↓↓↓

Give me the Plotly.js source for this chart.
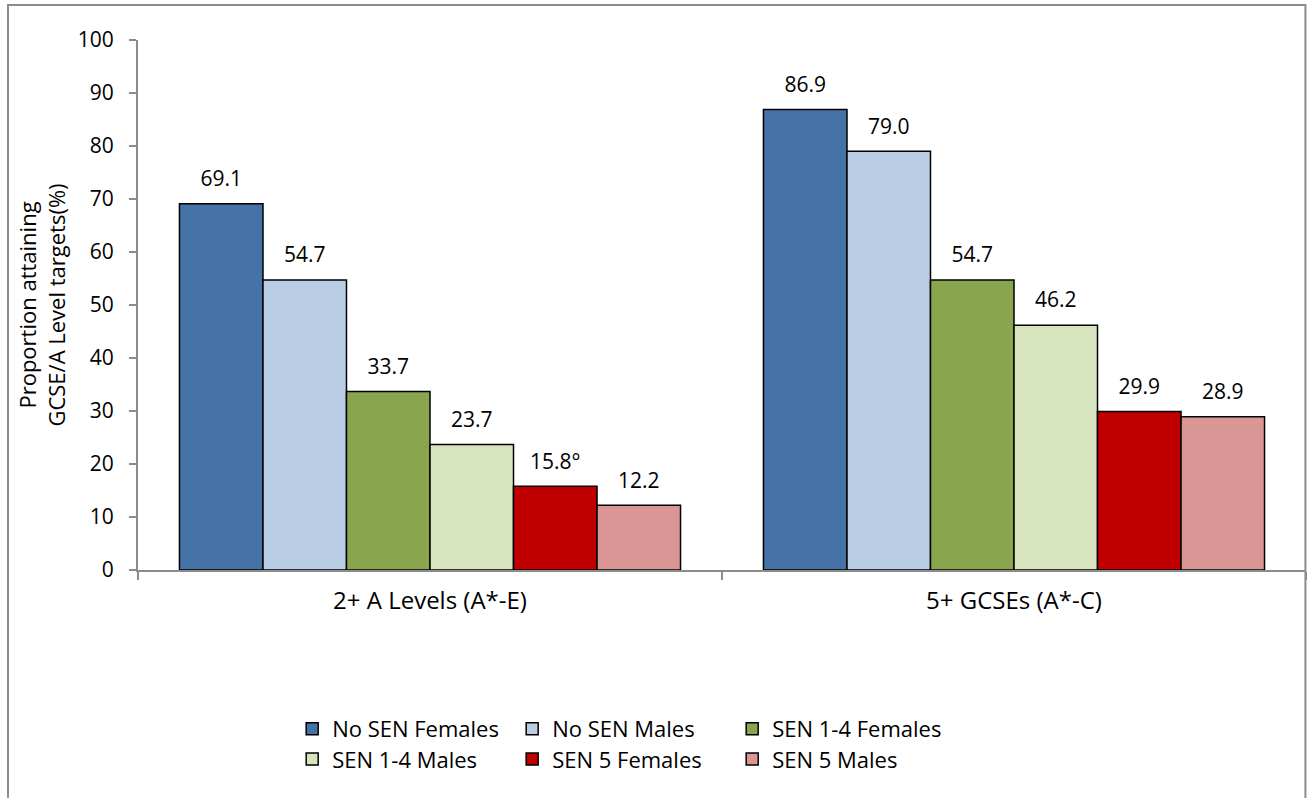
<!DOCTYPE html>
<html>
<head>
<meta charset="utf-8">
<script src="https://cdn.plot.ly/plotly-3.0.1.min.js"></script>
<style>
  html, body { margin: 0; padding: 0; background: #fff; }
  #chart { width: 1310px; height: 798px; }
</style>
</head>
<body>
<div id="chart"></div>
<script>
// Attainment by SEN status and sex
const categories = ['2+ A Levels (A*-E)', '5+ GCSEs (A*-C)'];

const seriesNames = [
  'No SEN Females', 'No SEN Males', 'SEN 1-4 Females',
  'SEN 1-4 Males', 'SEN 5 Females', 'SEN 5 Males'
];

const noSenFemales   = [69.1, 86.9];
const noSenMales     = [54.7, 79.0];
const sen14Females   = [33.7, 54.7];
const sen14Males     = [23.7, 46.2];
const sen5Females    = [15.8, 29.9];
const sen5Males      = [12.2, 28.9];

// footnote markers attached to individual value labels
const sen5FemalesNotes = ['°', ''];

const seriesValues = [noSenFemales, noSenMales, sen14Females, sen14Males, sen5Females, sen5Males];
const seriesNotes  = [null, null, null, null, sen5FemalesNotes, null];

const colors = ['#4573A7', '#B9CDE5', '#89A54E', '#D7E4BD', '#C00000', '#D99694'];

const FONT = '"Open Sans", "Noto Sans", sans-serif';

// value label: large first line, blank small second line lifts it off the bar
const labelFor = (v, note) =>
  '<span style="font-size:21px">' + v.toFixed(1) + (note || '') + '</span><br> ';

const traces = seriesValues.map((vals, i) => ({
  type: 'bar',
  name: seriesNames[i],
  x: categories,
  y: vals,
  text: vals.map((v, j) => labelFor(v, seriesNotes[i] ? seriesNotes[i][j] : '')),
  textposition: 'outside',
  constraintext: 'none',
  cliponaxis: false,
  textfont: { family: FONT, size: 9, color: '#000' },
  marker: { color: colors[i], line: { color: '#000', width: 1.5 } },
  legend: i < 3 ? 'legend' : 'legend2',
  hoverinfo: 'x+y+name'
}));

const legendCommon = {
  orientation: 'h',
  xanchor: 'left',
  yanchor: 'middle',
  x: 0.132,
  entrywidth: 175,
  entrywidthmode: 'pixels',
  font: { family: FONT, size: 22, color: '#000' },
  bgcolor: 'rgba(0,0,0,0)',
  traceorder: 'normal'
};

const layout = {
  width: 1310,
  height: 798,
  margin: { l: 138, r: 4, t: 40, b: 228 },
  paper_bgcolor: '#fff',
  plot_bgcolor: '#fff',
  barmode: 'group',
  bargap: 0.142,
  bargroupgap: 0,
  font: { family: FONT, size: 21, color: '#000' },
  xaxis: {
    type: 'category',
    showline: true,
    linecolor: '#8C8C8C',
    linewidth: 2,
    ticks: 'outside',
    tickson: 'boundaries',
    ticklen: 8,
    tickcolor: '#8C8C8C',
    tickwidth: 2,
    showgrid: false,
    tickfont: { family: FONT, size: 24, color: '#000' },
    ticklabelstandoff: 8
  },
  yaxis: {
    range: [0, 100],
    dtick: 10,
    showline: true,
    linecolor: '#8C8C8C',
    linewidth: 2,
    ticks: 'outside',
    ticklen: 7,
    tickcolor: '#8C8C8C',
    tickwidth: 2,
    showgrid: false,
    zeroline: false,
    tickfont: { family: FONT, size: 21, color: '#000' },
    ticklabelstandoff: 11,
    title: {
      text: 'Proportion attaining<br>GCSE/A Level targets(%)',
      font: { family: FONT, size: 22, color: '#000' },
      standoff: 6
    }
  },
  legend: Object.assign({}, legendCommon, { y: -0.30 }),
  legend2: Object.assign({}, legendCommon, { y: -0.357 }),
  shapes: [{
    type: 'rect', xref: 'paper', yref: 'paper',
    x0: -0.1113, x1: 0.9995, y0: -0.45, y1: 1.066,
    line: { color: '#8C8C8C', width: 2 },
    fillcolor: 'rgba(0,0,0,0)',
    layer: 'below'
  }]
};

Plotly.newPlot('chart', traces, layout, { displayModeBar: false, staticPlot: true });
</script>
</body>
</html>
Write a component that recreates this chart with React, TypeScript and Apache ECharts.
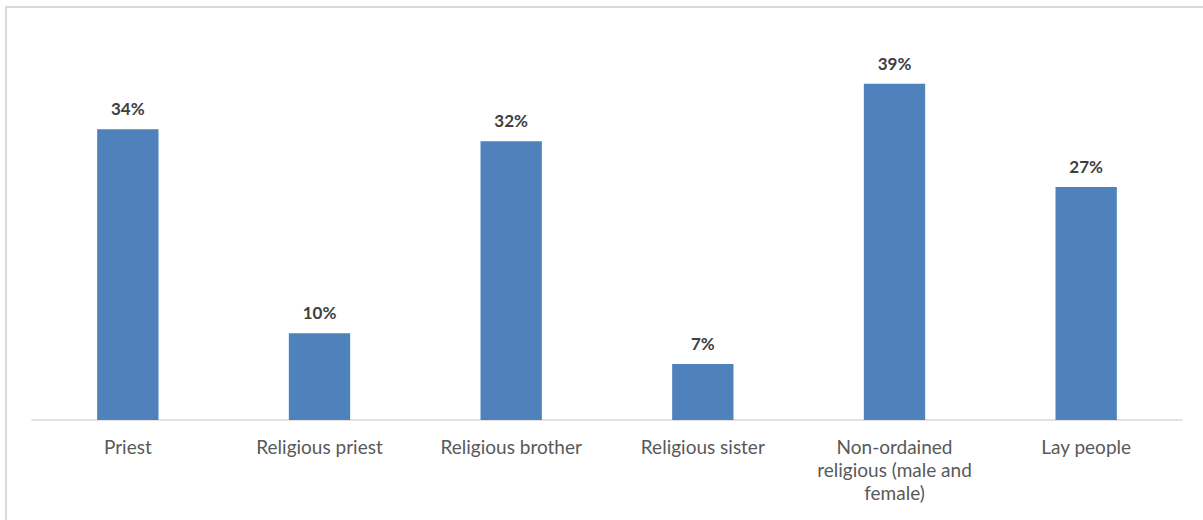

↑↑↑

=== REQUIRED TASK ===
Give again, exactly, the lines from the start of the data through the one holding "const sen5FemalesNotes = ['°', ''];"; omit the pictures.

=== WRITTEN ANSWER ===
Give me the Plotly.js source for this chart.
<!DOCTYPE html>
<html>
<head>
<meta charset="utf-8">
<script src="https://cdn.plot.ly/plotly-3.0.1.min.js"></script>
<style>
  html, body { margin: 0; padding: 0; background: #fff; }
  #chart { width: 1310px; height: 798px; }
</style>
</head>
<body>
<div id="chart"></div>
<script>
// Attainment by SEN status and sex
const categories = ['2+ A Levels (A*-E)', '5+ GCSEs (A*-C)'];

const seriesNames = [
  'No SEN Females', 'No SEN Males', 'SEN 1-4 Females',
  'SEN 1-4 Males', 'SEN 5 Females', 'SEN 5 Males'
];

const noSenFemales   = [69.1, 86.9];
const noSenMales     = [54.7, 79.0];
const sen14Females   = [33.7, 54.7];
const sen14Males     = [23.7, 46.2];
const sen5Females    = [15.8, 29.9];
const sen5Males      = [12.2, 28.9];

// footnote markers attached to individual value labels
const sen5FemalesNotes = ['°', ''];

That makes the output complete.